The Truth About Cars provides no-holds-barred, take-no-prisoners automotive reviews and industry-related editorials. Our writers call it like they see it, and pull no punches….About four years ago, Robert Farago was a freelance writer living in the UK. After Autocar blacklisted Farago for slating then Editor-In-Chief Steve Sutcliffe (for boasting about driving a Lamborghini with his eyes closed), Farago started posting rants on www.pistonheads.com. Despite (or because of) Fahrenheit 451 temp replies, he created a regular series called “The Truth About Cars.” When Farago moved to the U.S., he started TTAC.

That’s how a popular and influential blog — now a group blog — came to be: someone thought there were problems in an industry, that others (especially car magazine editors) refused to talk about. It’s not that the problems weren’t ever discussed; they weren’t discussed as honestly and thoroughly as they might have been. It’s not that problems in the automotive industry were new; they were long-standing.

Whitewater’s a small town, with nowhere near the talent that the failing American auto industry had. It’s making the same mistakes of insularity, arrogance, laughable boosterism, and ignorance of serious problems of comparative economic decline and unaddressed poverty.

At many ponts during the last twenty years, the American auto industry (especially GM and Chrysler) might have pointed to the next big thing, right up until the point that they fell apart. They’re not done falling, even now. (Farago may be right that GM and Chrysler are finished, in a year or two.)

Someone writing about the collapse of GM, even a few years ago, might have been considered nuts; how could the world’s largest automaker fail? Asking that question today, however, requires asking about Toyota, not GM.

Decline often happens slowly; it’s impact not being evident until it’s too late. I wrote something along these lines this morning, in reply to a reader’s question:

“I also don’t expect sudden change, and I never expect that what I write will alter the course of local events. On the contrary, I think that change will inevitably come to Whitewater apart from anything that anyone writes or says. I’m chronicling a course that others have set for themselves, with a few stray comments along the way, about how it might have been different.

It won’t be different; this die is cast. Like the American auto industry (about which I’ll make mention today), Whitewater’s municipal government and local elites are on a course both fixed and glacial. They won’t change, right up until everything changes around them. Even then, I doubt they’ll notice, until their noticing doesn’t matter.”

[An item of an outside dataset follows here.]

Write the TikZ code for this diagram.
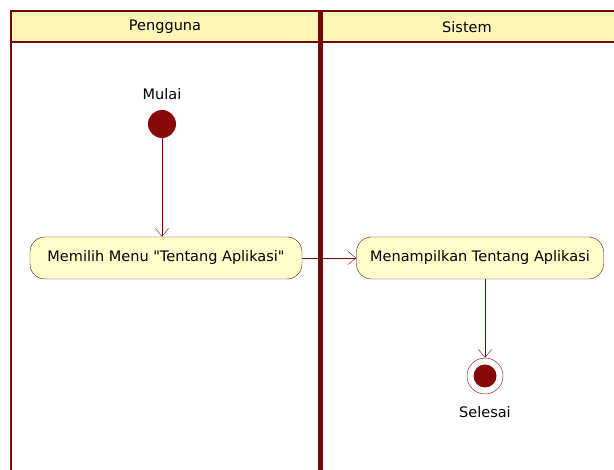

These gentlemen are sure — absolutely sure — that they’re right. I’m not convinced. It doesn’t matter that they’re absolutely sure; it certainly doesn’t matter that I’m not convinced.

Many of the men running the city will have passed from the scene — retired or moved on — before the wreck of their policies is evident to those who remain. In even a few years, the cast of leading players in Whitewater is likely to be significantly different.

Change won’t come from within, but from without. Ultimately, Whitewater will look more like America, although still a small town, and there’s simply no way to prevent that transformation. The marquee projects of today, or tomorrow, do not represent that lasting change.

We’re far from the moment when things will be different, the way the American auto industry was far from our current scene in 1990.

For America, there’s a bright future ahead. For many who work (or worked) in the current auto industry, that’s no consolation. America — free, dynamic, ambitious, open — will develop new companies and industries, including perhaps new car companies. In her long history, America has often and convincingly overcome threats, hardships, and doubts. She’ll do so many times again.

Whitewater will, too. It will happen, though, long after all the current boosterism has faded, and been forgotten.